At exactly noon on September 23, 1857 a small group of six businessmen gathered together in the upstairs classroom of an old church in New York City. This small lunch hour prayer meeting yielded little in the way of evident power. But the faithful men decided to meet the following week to pray – again. The group grew to about 40 by October 14. On that afternoon the worst financial crisis in the history of the country to that date was unfolding. In the midst of the panic God invaded the little prayer meeting and within a few weeks over three thousand people from all walks of life were gathering. And within six months the City of New York was seeing ten thousand people gathering daily for prayer throughout the City.
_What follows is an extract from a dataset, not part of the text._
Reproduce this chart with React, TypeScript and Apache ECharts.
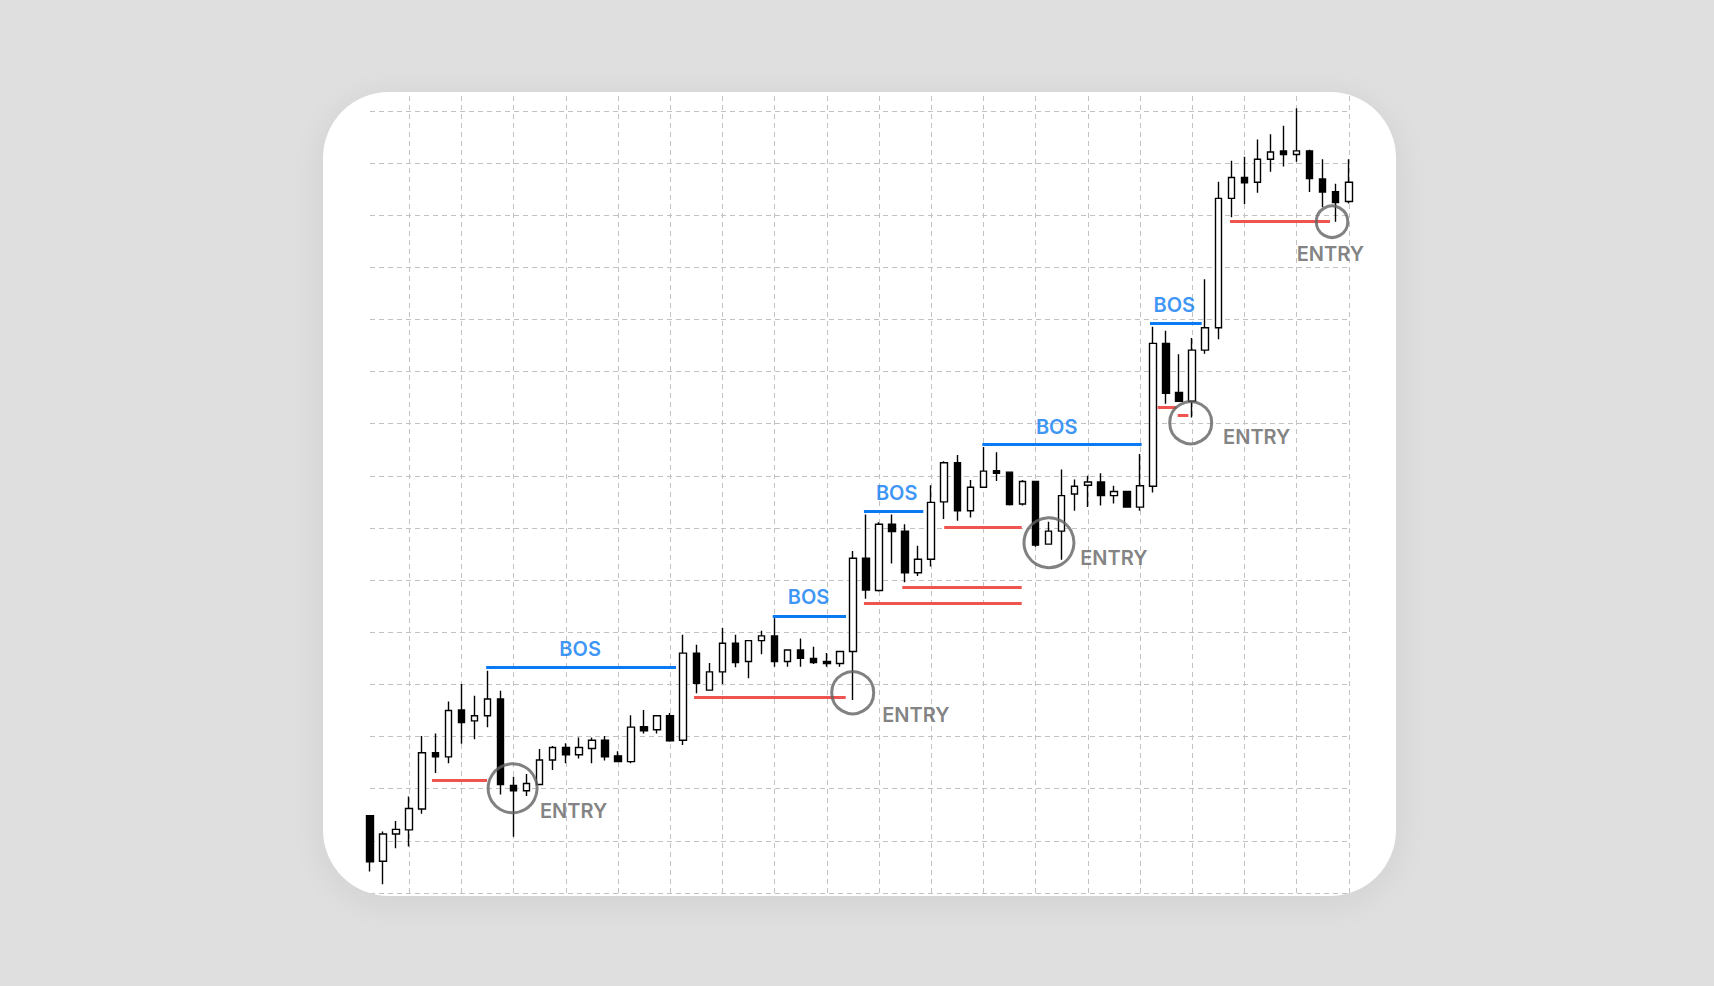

The Fulton Street Revival was a two year visitation of the Spirit that rejuvenated churches across the nation and across denominations.
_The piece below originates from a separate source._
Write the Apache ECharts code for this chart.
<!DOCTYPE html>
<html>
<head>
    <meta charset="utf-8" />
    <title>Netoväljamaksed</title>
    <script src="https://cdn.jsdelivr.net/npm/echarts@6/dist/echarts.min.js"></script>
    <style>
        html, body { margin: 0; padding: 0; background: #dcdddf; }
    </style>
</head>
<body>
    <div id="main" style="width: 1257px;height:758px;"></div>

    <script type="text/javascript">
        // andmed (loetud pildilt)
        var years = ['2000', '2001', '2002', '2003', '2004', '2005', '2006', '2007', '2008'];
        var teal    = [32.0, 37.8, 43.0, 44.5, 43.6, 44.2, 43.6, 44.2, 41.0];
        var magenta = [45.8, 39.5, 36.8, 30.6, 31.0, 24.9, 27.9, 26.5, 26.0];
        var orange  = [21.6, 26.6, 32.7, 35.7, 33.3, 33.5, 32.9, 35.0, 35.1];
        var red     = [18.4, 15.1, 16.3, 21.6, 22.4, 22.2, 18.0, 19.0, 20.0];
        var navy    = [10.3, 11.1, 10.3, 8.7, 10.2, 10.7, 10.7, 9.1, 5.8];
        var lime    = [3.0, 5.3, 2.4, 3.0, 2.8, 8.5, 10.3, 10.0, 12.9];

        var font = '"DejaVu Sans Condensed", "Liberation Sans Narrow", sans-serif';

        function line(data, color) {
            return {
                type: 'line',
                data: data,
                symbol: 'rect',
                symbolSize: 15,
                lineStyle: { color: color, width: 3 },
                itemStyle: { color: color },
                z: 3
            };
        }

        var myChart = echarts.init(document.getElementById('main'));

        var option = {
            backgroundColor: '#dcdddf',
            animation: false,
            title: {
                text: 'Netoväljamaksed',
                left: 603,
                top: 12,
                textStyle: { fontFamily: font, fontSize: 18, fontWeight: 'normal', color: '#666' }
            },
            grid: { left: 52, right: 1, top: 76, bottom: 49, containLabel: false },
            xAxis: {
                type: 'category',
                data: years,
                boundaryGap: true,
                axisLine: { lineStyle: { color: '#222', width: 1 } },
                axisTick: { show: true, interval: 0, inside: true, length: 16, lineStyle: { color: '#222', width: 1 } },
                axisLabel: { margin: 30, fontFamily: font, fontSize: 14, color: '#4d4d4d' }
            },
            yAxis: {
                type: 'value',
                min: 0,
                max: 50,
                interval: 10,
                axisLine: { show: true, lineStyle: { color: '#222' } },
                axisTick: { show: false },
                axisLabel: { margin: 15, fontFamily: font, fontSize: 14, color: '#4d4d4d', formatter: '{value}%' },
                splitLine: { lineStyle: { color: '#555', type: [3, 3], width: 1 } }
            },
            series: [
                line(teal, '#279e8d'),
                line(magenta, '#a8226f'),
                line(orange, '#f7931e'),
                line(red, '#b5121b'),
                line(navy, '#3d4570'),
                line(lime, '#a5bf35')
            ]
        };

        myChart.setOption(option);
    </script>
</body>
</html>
In the history of the church revivals come rarely and unexpectedly. But when they do come they have always come from the faithful efforts of small groups of praying people. Charles Spurgeon gives us the heart of the saint in prayer for revival.

“Coming events cast their shadows before them, and when God is about to bless his people his coming favour casts the shadow of prayer over the church. When he is about to favour an individual he casts the shadow of hopeful expectation over his soul. Our prayers, let men laugh at them as they will, and say there is no power in them, are the indicators of the movement of the wheels of Providence. Believing supplications are forecasts of the future, He who prayeth in faith is like the seer of old, he sees that which is to be: his holy expectancy, like a telescope, brings distant objects near to him.”
- Charles Spurgeon, The Holy Spirit’s Intercession

Isaiah 57:15 For thus says the One who is high and lifted up, who inhabits eternity, whose name is Holy: "I dwell in the high and holy place, and also with him who is of a contrite and lowly spirit, to revive the spirit of the lowly, and to revive the heart of the contrite.